Learning from nature
After discovering the transmission-line principle for the top three drivers our engineers originally thought a closed box would be fine for the bass. But listening tests showed a discontinuity between the bass and the other three drive units. To match the sonic purity of the tweeter, the treble and the midrange driver, the bass needed a wave-guide pipe – and this created a dilemma. The low frequency requirement dictated a non-tapering pipe 300mm in diameter and three metres long – clearly an impractical solution. In their relentless pursuit of true sound, the research team came up with another of Bowers & Wilkins’ great technical advances. Experiments showed that a curled-up horn-shape would perform exactly as required but would occupy a much smaller volume than a straightforward pipe.
Craftsmanship
Bowers & Wilkins has been manufacturing Nautilus™ since 1993, and the painstaking process is a perfect example of our obsessive attention to detail.
Material perfection
Bowers & Wilkins’ search for the best possible quality in production means that we devote a great deal of time and care to specifying materials and components – and then to finding suitable specialists to make them. For the Nautilus™ body we engaged the services of Raceprep, a specialist company which is expert in the formulation of fibre-reinforced composites. Because of its complex shape, Raceprep engineers make the Nautilus™ shell almost entirely by hand, using a resin which has been identified by computer analysis as perfect for its purpose – ensuring maximum strength and durability.
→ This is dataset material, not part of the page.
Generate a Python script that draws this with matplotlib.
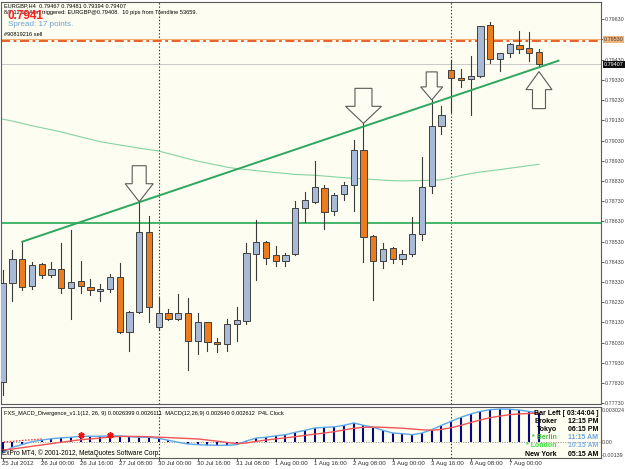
import matplotlib
matplotlib.use("Agg")
import matplotlib.pyplot as plt
from matplotlib.patches import Rectangle, Polygon

plt.rcParams['font.family'] = ['Liberation Sans', 'DejaVu Sans']

# EURGBP H4 bars, 25 Jul 2012 08:00 .. 7 Aug 2012 12:00
opens = [0.77836, 0.78323, 0.78442, 0.78310, 0.78417, 0.78363, 0.78394, 0.78301, 0.78333, 0.78303,
         0.78287, 0.78293, 0.78353, 0.78084, 0.78183, 0.78576, 0.78105, 0.78175, 0.78146, 0.78175,
         0.78039, 0.78130, 0.78031, 0.78021, 0.78120, 0.78138, 0.78467, 0.78529, 0.78463, 0.78434,
         0.78467, 0.78694, 0.78727, 0.78793, 0.78680, 0.78764, 0.78808, 0.78982, 0.78557, 0.78434,
         0.78496, 0.78442, 0.78467, 0.78566, 0.78805, 0.79102, 0.79378, 0.79339, 0.79333, 0.79351,
         0.79600, 0.79432, 0.79462, 0.79501, 0.79486, 0.79467]
highs = [0.78389, 0.78488, 0.78529, 0.78429, 0.78425, 0.78429, 0.78521, 0.78587, 0.78435, 0.78343,
         0.78318, 0.78369, 0.78422, 0.78188, 0.78727, 0.78656, 0.78252, 0.78196, 0.78269, 0.78249,
         0.78178, 0.78132, 0.78054, 0.78145, 0.78207, 0.78521, 0.78637, 0.78534, 0.78509, 0.78475,
         0.78731, 0.78777, 0.78930, 0.78810, 0.78769, 0.78826, 0.79033, 0.79115, 0.78560, 0.78521,
         0.78504, 0.78488, 0.78650, 0.78950, 0.79231, 0.79201, 0.79429, 0.79382, 0.79450, 0.79598,
         0.79615, 0.79464, 0.79514, 0.79574, 0.79566, 0.79481]
lows = [0.77770, 0.78237, 0.78290, 0.78293, 0.78348, 0.78353, 0.78274, 0.78145, 0.78277, 0.78265,
        0.78237, 0.78279, 0.78076, 0.77990, 0.78178, 0.78130, 0.78092, 0.78142, 0.78142, 0.77894,
        0.77972, 0.77988, 0.77982, 0.77990, 0.78039, 0.78122, 0.78340, 0.78417, 0.78410, 0.78410,
        0.78462, 0.78628, 0.78719, 0.78593, 0.78660, 0.78736, 0.78681, 0.78430, 0.78241, 0.78397,
        0.78422, 0.78417, 0.78460, 0.78538, 0.78769, 0.79062, 0.79171, 0.79293, 0.79156, 0.79346,
        0.79412, 0.79374, 0.79442, 0.79462, 0.79425, 0.79394]
closes = [0.78323, 0.78442, 0.78306, 0.78412, 0.78363, 0.78394, 0.78301, 0.78328, 0.78310, 0.78290,
          0.78295, 0.78353, 0.78084, 0.78183, 0.78576, 0.78204, 0.78178, 0.78146, 0.78175, 0.78039,
          0.78130, 0.78031, 0.78021, 0.78120, 0.78142, 0.78472, 0.78529, 0.78450, 0.78434, 0.78463,
          0.78697, 0.78736, 0.78798, 0.78676, 0.78760, 0.78808, 0.78982, 0.78551, 0.78434, 0.78494,
          0.78442, 0.78467, 0.78566, 0.78798, 0.79102, 0.79156, 0.79339, 0.79330, 0.79349, 0.79595,
          0.79433, 0.79462, 0.79506, 0.79481, 0.79462, 0.79407]

# slow moving average (thin green curve)
ma_line = [0.79136, 0.79126, 0.79115, 0.79103, 0.79093, 0.79083, 0.79072, 0.79060, 0.79048, 0.79036,
           0.79024, 0.79016, 0.79008, 0.79000, 0.78992, 0.78985, 0.78978, 0.78965, 0.78953, 0.78940,
           0.78928, 0.78918, 0.78908, 0.78898, 0.78891, 0.78886, 0.78881, 0.78876, 0.78871, 0.78867,
           0.78862, 0.78860, 0.78858, 0.78854, 0.78850, 0.78846, 0.78843, 0.78840, 0.78837, 0.78834,
           0.78831, 0.78830, 0.78831, 0.78832, 0.78833, 0.78835, 0.78846, 0.78857, 0.78866, 0.78874,
           0.78880, 0.78886, 0.78893, 0.78899, 0.78906, 0.78912]

# MACD(12,26,9)
macd_main = [-0.00090, -0.00045, -0.00020, 0.00005, 0.00020, 0.00032, 0.00040, 0.00045, 0.00054, 0.00054,
             0.00054, 0.00058, 0.00058, 0.00050, 0.00045, 0.00045, 0.00035, 0.00018, 0.00000, -0.00015,
             -0.00021, -0.00025, -0.00027, -0.00027, -0.00021, 0.00012, 0.00038, 0.00045, 0.00058, 0.00068,
             0.00089, 0.00107, 0.00128, 0.00134, 0.00138, 0.00152, 0.00173, 0.00152, 0.00134, 0.00107,
             0.00083, 0.00077, 0.00068, 0.00083, 0.00113, 0.00152, 0.00188, 0.00224, 0.00253, 0.00277,
             0.00292, 0.00298, 0.00296, 0.00288, 0.00276, 0.00264]
macd_signal = [-0.00070, -0.00060, -0.00048, -0.00036, -0.00024, -0.00012, 0.00000, 0.00012, 0.00023, 0.00030,
               0.00038, 0.00048, 0.00052, 0.00053, 0.00052, 0.00050, 0.00046, 0.00042, 0.00038, 0.00034,
               0.00030, 0.00020, 0.00010, -0.00001, -0.00012, -0.00006, 0.00008, 0.00020, 0.00030, 0.00040,
               0.00050, 0.00062, 0.00073, 0.00083, 0.00095, 0.00110, 0.00125, 0.00134, 0.00136, 0.00134,
               0.00130, 0.00126, 0.00119, 0.00112, 0.00108, 0.00115, 0.00130, 0.00152, 0.00177, 0.00200,
               0.00220, 0.00235, 0.00247, 0.00254, 0.00258, 0.00261]
div_line_idx = [-0.2, 4]
div_line_val = [0.00000, 0.00030]
div_marks_idx = [8, 11]
div_marks_val = [0.00068, 0.00068]

# objects on the chart
hline_green = 0.78623
order_price = 0.79530
order_line2 = 0.79521
trend_idx = [2, 57]
trend_price = [0.78529, 0.79425]
separators = [16, 46]
arrow_idx = [14, 37, 44, 55]
arrow_tip = [0.78727, 0.79115, 0.79231, 0.79371]
arrow_dir = ['down', 'down', 'down', 'up']
# head width, head height, shaft width, shaft height (pixels)
arrow_size = [(28, 18, 14, 18), (36, 17, 17, 18), (22, 13, 11, 15), (26, 18, 13, 19)]

date_idx = [0, 4, 8, 12, 16, 20, 24, 28, 32, 36, 40, 44, 48, 52]
date_labels = ['25 Jul 2012', '26 Jul 00:00', '26 Jul 16:00', '27 Jul 08:00', '30 Jul 00:00',
               '30 Jul 16:00', '31 Jul 08:00', '1 Aug 00:00', '1 Aug 16:00', '2 Aug 08:00',
               '3 Aug 00:00', '3 Aug 16:00', '6 Aug 08:00', '7 Aug 00:00']
price_ticks = [0.7773 + 0.001 * k for k in range(20)]

W, H = 625, 469
fig = plt.figure(figsize=(W / 100, H / 100), dpi=100)
fig.patch.set_facecolor('white')

def px(x, y):
    return x / W, 1 - y / H

bg = '#fdfdf1'
ax = fig.add_axes([1 / W, (H - 404) / H, 600 / W, 402 / H], facecolor=bg)
ax2 = fig.add_axes([1 / W, (H - 458) / H, 600 / W, 51 / H], facecolor=bg)

xmin, xmax = -0.174, 61.36
ax.set_xlim(xmin, xmax)
ax.set_ylim(0.777257, 0.797156)
ax2.set_xlim(xmin, xmax)
ax2.set_ylim(-0.001405, 0.003158)

for a in (ax, ax2):
    for s in a.spines.values():
        s.set_color('#5a5a5a')
        s.set_linewidth(0.8)

# candles
bull_c, bear_c, edge_c = '#a8bad6', '#ec7c1e', '#404040'
for i in range(len(opens)):
    o, h, l, c = opens[i], highs[i], lows[i], closes[i]
    ax.plot([i, i], [l, h], color='#3a3a3a', lw=0.8, zorder=3)
    lo, hi = min(o, c), max(o, c)
    ax.add_patch(Rectangle((i - 0.32, lo), 0.64, max(hi - lo, 0.00002),
                           facecolor=bull_c if c >= o else bear_c,
                           edgecolor=edge_c, lw=0.7, zorder=4))

ax.plot(range(len(ma_line)), ma_line, color='#86d3a2', lw=0.8, zorder=2)
ax.axhline(hline_green, color='#45b36c', lw=1.4, zorder=2)
ax.plot(trend_idx, trend_price, color='#2ea65e', lw=1.4, zorder=5)
ax.axhline(order_price, color='#f2ad70', lw=0.8, zorder=2)
ax.axhline(order_line2, color='#e4561c', lw=1.3, dashes=(5, 2, 1.5, 2), zorder=2)
ax.axhline(closes[-1], color='#c9c9c9', lw=0.7, zorder=1)
for s in separators:
    ax.axvline(s, color='#303030', lw=0.8, ls=(0, (1.2, 1.8)), zorder=1)
    ax2.axvline(s, color='#303030', lw=0.8, ls=(0, (1.2, 1.8)), zorder=1)

# block arrows
sx = 600 / (xmax - xmin)
sy = 402 / (0.797156 - 0.777257)
for i, tip, d, (hw, hh, sw, sh) in zip(arrow_idx, arrow_tip, arrow_dir, arrow_size):
    k = 1 if d == 'down' else -1
    pts = [(0, 0), (hw / 2, hh), (sw / 2, hh), (sw / 2, hh + sh),
           (-sw / 2, hh + sh), (-sw / 2, hh), (-hw / 2, hh)]
    poly = [(i + dx / sx, tip + k * dy / sy) for dx, dy in pts]
    ax.add_patch(Polygon(poly, closed=True, facecolor=bg, edgecolor='#5a5a5a', lw=0.8, zorder=6))

# right price scale
lab_fs = 3.9
ax.yaxis.tick_right()
ax.set_yticks(price_ticks)
ax.set_yticklabels(['' if abs(p - order_price) < 1e-6 else '%.5f' % p for p in price_ticks])
ax.tick_params(axis='y', length=2, width=0.6, pad=1, labelsize=lab_fs, colors='#404040')
ax.set_xticks([])
ax.text(1.0045, order_price, '%.5f' % order_price, transform=ax.get_yaxis_transform(), fontsize=lab_fs,
        va='center', ha='left', color='#404040',
        bbox=dict(boxstyle='square,pad=0.15', fc='#f2b47a', ec='none'), zorder=7)
ax.text(1.0045, closes[-1], '%.5f' % closes[-1], transform=ax.get_yaxis_transform(), fontsize=lab_fs,
        va='center', ha='left', color='white',
        bbox=dict(boxstyle='square,pad=0.2', fc='#101010', ec='none'), zorder=8)

# MACD window
ax2.vlines(range(len(macd_main)), 0, macd_main, color='#0a0a80', lw=1.5, zorder=3)
ax2.plot(range(len(macd_main)), macd_main, color='#5aa8ee', lw=1.0, zorder=4)
ax2.plot(range(len(macd_signal)), macd_signal, color='#f05454', lw=1.0, zorder=4)
ax2.plot(div_line_idx, div_line_val, color='#f03030', lw=1.0, ls=(0, (1, 1.2)), zorder=4)
ax2.plot(div_marks_idx, div_marks_val, ls='none', marker=(6, 2, 0), color='#ee1111',
         ms=4.5, mew=1.2, zorder=5)
ax2.axhline(0, color='#909090', lw=0.7, ls=(0, (1, 1.5)), zorder=1)
ax2.set_yticks([])
ax2.set_xticks(date_idx)
ax2.set_xticklabels([])
ax2.tick_params(axis='x', length=2, width=0.6, colors='#404040')
for v, va in [(0.003024, 'top'), (0.0, 'center'), (-0.00139, 'bottom')]:
    lab = '0.00' if v == 0 else ('%.6f' % v if v > 0 else '%.5f' % v)
    ax2.text(1.002, v, lab, transform=ax2.get_yaxis_transform(), fontsize=lab_fs,
             va=va, ha='left', color='#404040')
for i, lab in zip(date_idx, date_labels):
    ax2.text(i - 0.1, -0.11, lab, transform=ax2.get_xaxis_transform(), fontsize=4.4,
             va='center', ha='left', color='#303030')

# texts in the main window
fs = 4.1
fig.text(*px(4, 5.5), 'EURGBP,H4  0.79467 0.79481 0.79394 0.79407', fontsize=fs, va='center')
fig.text(*px(4, 12.5), '8/7 12:15 Alert triggered: EURGBP@0.79408.  10 pips from Trendline 53659.',
         fontsize=fs, va='center')
fig.text(*px(8, 16), '0.7941', fontsize=8.5, fontweight='bold', color='#ff2020', va='center')
fig.text(*px(8, 25), 'Spread: 17 points.', fontsize=5.8, color='#6aa2d2', va='center')
fig.text(*px(4, 35), '#90819216 sell', fontsize=fs, va='center')

# texts in the MACD window
fig.text(*px(4, 413), 'FXS_MACD_Divergence_v1.1(12, 26, 9) 0.0026399 0.0026111  '
         'MACD(12,26,9) 0.002640 0.002612  P4L Clock', fontsize=4.1, va='center')
fig.text(*px(2, 453.5), 'ExPro MT4, \u00a9 2001-2012, MetaQuotes Software Corp.', fontsize=4.7,
         va='center')
fig.text(*px(598, 413), 'Bar Left [ 03:44:04 ]', fontsize=5, fontweight='bold', ha='right', va='center')
clock_rows = [('Broker', '12:15 PM', 'black', 'black', 421.3),
              ('Tokyo', '06:15 PM', 'black', 'black', 429),
              ('* Berlin', '11:15 AM', '#3cc43c', '#6ea4d8', 437.3),
              ('* London', '10:15 AM', '#3ce03c', '#80b2e4', 445.7),
              ('New York', '05:15 AM', 'black', 'black', 454)]
for name, t, c1, c2, y in clock_rows:
    fig.text(*px(557, y), name, fontsize=5, fontweight='bold', color=c1, ha='right', va='center')
    fig.text(*px(598, y), t, fontsize=5, fontweight='bold', color=c2, ha='right', va='center')

fig.savefig('out.png', dpi=100)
The same attention to detail has been applied to the finish for the Nautilus™ shell. Bowers & Wilkins’ paint and lacquer system is imported directly from Germany, where it is supplied only to the leading names in the luxury car industry, such as Porsche and Mercedes Benz.
Sound work
Over the years, Bowers & Wilkins has built up a team of highly skilled people, who use a mix of hand-assembly techniques and semi-automatic production processes to make our drive unit components – a combination which gives us speed and flexibility when it comes to producing new prototypes or making complicated parts. It also means that we can achieve world-class levels of quality in manufacturing. For example, all Bowers & Wilkins voice coils are wet wound with high temperature resin and then baked in a special oven to ensure enhanced performance and durability. ’Wet-winding’ is a time-consuming process and some manufacturers see it as uncommercial and unnecessary. At Bowers & Wilkins, we believe it to be an essential step in achieving the kind of quality and reliability for which our loudspeakers are renowned.
A final audition
Our commitment to the best means that quality procedures are built in to all stages of production of a Bowers & Wilkins loudspeaker, from individual testing of each bought-in component to rigorous checks at every stage of our own production line and a final test of every finished assembly. Every Nautilus™ loudspeaker is auditioned before it receives its final seal of approval. By the end of the process, everyone who has contributed towards making, testing and checking our loudspeakers is named on the Bowers & Wilkins quality certificate. Documents accompanying the Nautilus™ include performance plots for all four drive units, showing their near-field response and their deviation in sound pressure levels from the laboratory standard. The overall acoustic deviation for the Nautilus™ is less than half a decibel and this is corrected by the electronic crossover.